Ride-sourcing services are now reshaping the way people travel by effectively connecting drivers and passengers through mobile internets. Online matching between idle drivers and waiting passengers is one of the most key components in a ride-sourcing system. The average pickup distance or time is an important measurement of system efficiency since it affects both passengers’ waiting time and drivers’ utilization rate. It is naturally expected that a more effective bipartite matching (with smaller average pickup time) can be implemented if the platform accumulates more idle drivers and waiting passengers in the matching pool.
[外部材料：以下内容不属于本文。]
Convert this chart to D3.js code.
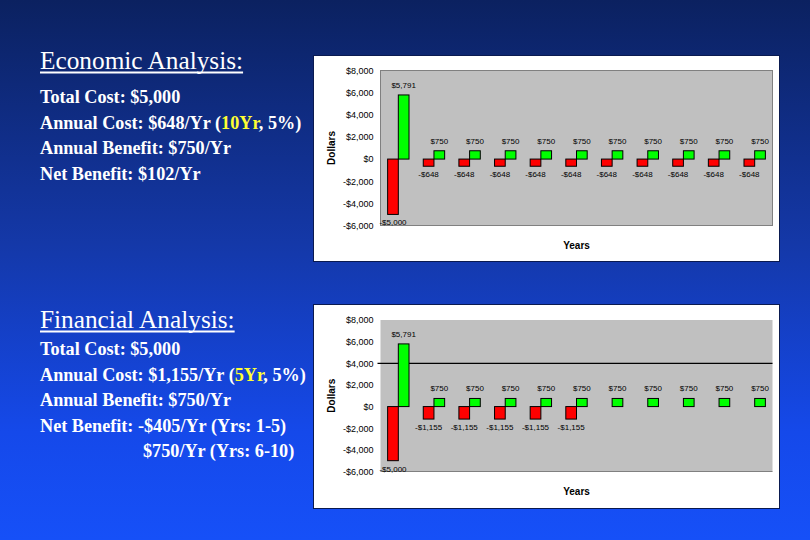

A specific passenger request can also benefit from a delayed matching since he/she may be matched with closer idle drivers after waiting for a few seconds. Motivated by the potential benefits of delayed matching, this paper establishes a two-stage framework which incorporates a combinatorial optimization and multi-agent deep reinforcement learning methods. The multi-agent reinforcement learning methods are used to dynamically determine the delayed time for each passenger request (or the time at which each request enters the matching pool), while the combinatorial optimization conducts an optimal bipartite matching between idle drivers and waiting passengers in the matching pool. Two reinforcement learning methods, spatio-temporal multi-agent deep Q learning (ST-M-DQN) and spatio-temporal multi-agent actor-critic (ST-M-A2C) are developed. Through extensive empirical experiments with a well-designed simulator, we show that the proposed framework is able to remarkably improve system performances.